** Begin Provided data **
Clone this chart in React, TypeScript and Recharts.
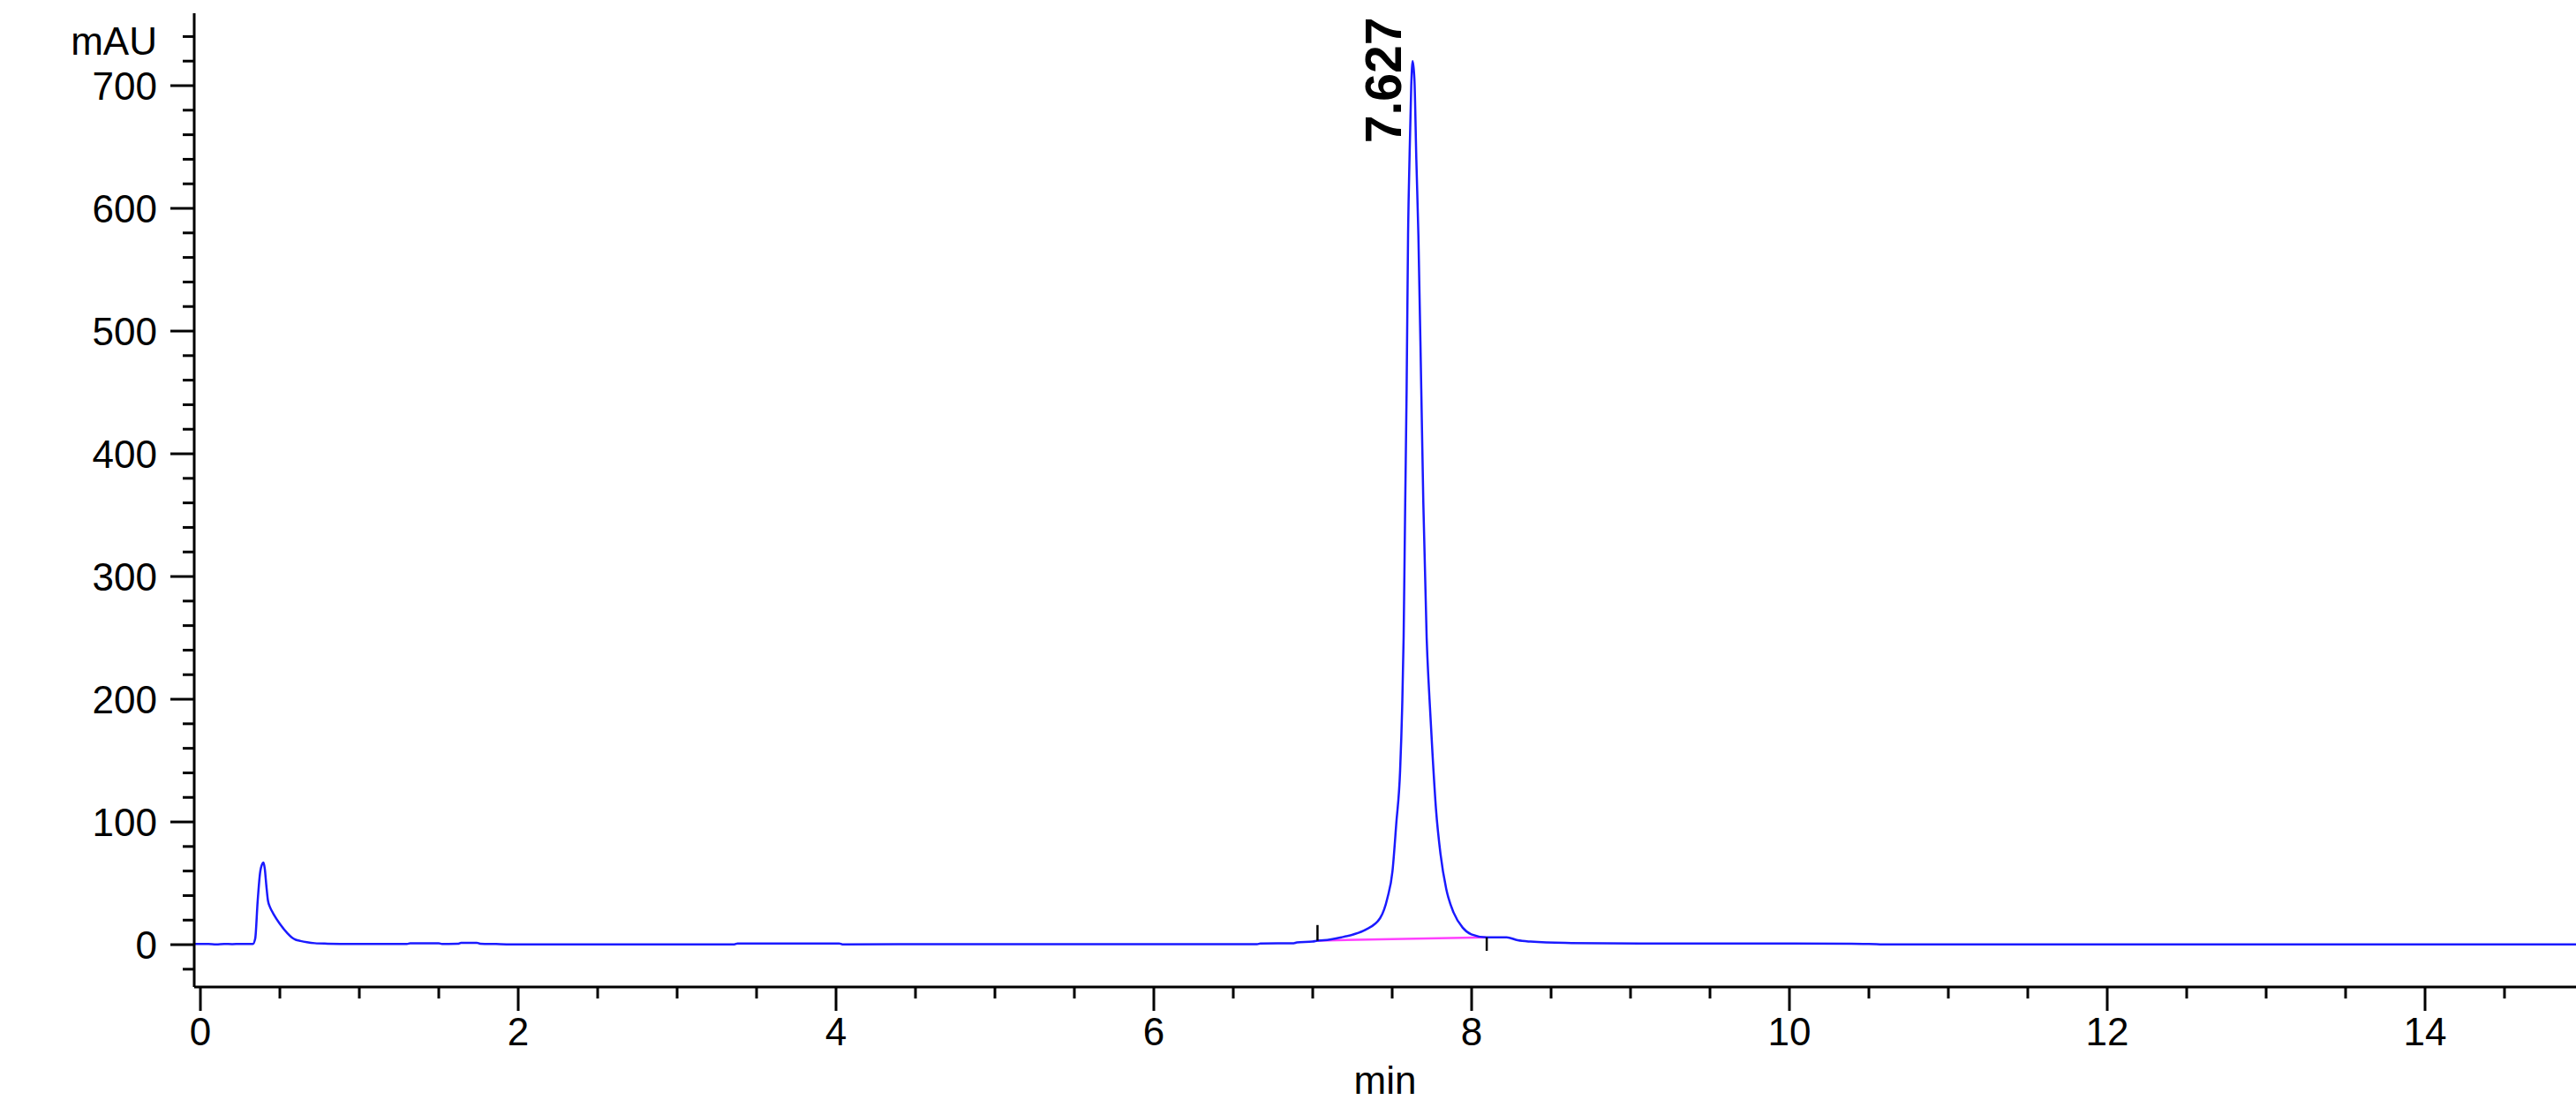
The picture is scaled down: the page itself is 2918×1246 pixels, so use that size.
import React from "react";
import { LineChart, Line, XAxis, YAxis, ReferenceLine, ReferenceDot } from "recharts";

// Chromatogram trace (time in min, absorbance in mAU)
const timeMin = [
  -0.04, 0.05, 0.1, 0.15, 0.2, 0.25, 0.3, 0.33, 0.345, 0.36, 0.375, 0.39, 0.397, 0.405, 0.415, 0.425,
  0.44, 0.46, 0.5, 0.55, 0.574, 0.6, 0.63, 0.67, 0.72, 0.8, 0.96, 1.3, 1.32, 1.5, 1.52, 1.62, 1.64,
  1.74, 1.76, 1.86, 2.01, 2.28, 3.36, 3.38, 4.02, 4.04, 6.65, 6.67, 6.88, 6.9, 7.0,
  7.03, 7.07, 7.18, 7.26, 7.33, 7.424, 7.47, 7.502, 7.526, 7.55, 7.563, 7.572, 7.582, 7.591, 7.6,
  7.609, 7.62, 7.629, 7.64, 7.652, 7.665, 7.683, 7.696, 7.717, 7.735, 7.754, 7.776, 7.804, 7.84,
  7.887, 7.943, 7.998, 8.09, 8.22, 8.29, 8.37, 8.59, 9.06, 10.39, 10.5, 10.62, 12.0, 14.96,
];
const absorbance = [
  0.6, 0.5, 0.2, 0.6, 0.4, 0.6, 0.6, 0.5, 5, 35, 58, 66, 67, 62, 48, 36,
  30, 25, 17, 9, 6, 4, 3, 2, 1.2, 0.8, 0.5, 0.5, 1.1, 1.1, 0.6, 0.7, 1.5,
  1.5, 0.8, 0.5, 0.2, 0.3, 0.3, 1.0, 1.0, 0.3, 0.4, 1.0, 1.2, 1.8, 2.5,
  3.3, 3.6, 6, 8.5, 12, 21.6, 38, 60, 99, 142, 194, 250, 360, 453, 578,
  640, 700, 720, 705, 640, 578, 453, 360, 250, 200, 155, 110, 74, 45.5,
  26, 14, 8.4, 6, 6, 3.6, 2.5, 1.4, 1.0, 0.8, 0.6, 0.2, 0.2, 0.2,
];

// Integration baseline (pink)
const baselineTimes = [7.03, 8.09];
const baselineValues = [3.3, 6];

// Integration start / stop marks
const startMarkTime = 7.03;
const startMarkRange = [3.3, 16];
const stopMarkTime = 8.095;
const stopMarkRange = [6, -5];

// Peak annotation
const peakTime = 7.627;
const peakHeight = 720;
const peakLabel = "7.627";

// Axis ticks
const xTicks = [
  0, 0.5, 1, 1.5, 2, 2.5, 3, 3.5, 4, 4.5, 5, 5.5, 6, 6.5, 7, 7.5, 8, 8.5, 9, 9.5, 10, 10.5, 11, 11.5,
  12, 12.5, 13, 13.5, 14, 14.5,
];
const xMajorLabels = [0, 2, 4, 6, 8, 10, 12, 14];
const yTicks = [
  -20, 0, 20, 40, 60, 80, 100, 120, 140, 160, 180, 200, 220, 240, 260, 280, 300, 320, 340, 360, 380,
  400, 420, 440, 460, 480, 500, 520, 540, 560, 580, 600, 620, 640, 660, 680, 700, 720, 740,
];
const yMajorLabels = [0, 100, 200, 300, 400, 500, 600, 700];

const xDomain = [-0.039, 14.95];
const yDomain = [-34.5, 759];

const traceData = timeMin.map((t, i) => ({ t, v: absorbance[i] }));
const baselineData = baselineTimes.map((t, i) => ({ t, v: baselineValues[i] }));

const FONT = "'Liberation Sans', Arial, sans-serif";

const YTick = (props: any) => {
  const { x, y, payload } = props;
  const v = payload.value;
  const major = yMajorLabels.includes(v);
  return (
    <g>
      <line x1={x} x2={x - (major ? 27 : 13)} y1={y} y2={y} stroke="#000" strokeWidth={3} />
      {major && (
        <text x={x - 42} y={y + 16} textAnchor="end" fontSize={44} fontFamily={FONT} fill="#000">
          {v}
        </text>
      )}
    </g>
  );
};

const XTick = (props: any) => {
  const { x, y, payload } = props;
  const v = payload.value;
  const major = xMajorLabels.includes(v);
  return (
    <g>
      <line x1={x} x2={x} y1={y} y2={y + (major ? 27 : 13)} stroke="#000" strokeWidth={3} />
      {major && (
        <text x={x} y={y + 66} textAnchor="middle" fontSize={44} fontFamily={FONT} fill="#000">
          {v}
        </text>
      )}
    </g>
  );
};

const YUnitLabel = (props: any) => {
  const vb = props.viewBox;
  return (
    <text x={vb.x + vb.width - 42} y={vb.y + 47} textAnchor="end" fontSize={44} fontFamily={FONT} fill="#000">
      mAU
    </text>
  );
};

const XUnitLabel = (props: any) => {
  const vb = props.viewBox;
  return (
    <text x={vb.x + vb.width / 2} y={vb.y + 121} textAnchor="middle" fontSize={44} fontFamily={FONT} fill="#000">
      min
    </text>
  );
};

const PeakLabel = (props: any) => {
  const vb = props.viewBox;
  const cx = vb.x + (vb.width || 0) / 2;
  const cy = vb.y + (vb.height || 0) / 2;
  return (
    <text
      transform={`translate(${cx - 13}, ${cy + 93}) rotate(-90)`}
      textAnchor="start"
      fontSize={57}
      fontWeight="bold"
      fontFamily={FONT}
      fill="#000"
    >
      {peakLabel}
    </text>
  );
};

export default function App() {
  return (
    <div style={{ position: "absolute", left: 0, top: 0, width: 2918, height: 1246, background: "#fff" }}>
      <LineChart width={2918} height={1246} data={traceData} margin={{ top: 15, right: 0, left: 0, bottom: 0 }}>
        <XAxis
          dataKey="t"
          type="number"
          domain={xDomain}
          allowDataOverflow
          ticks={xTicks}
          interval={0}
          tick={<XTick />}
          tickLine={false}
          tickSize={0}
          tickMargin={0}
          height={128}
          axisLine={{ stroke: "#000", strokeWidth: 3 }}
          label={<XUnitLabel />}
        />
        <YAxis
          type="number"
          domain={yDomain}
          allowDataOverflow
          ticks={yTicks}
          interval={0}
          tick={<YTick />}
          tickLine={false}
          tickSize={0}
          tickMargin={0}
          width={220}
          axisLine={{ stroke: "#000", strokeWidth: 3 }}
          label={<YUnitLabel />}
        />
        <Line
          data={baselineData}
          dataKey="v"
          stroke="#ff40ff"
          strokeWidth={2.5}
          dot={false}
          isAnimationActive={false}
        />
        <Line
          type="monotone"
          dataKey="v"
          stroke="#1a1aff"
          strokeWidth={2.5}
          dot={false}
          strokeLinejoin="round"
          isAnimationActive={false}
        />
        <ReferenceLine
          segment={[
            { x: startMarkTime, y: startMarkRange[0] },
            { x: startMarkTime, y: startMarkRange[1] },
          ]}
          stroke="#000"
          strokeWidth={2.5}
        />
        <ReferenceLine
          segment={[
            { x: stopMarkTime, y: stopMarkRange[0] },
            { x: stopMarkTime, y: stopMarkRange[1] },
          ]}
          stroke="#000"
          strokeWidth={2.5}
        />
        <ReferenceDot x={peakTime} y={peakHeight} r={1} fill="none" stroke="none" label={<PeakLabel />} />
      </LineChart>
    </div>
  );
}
** End Provided data **
### Goal
Give again, exactly, the lines from the start of the data through the one holding "YAxis, ReferenceLine, ReferenceDot"; omit the pictures.

### Response to the exercise
Clone this chart in React, TypeScript and Recharts.
The picture is scaled down: the page itself is 2918×1246 pixels, so use that size.
import React from "react";
import { LineChart, Line, XAxis, YAxis, ReferenceLine, ReferenceDot } from "recharts";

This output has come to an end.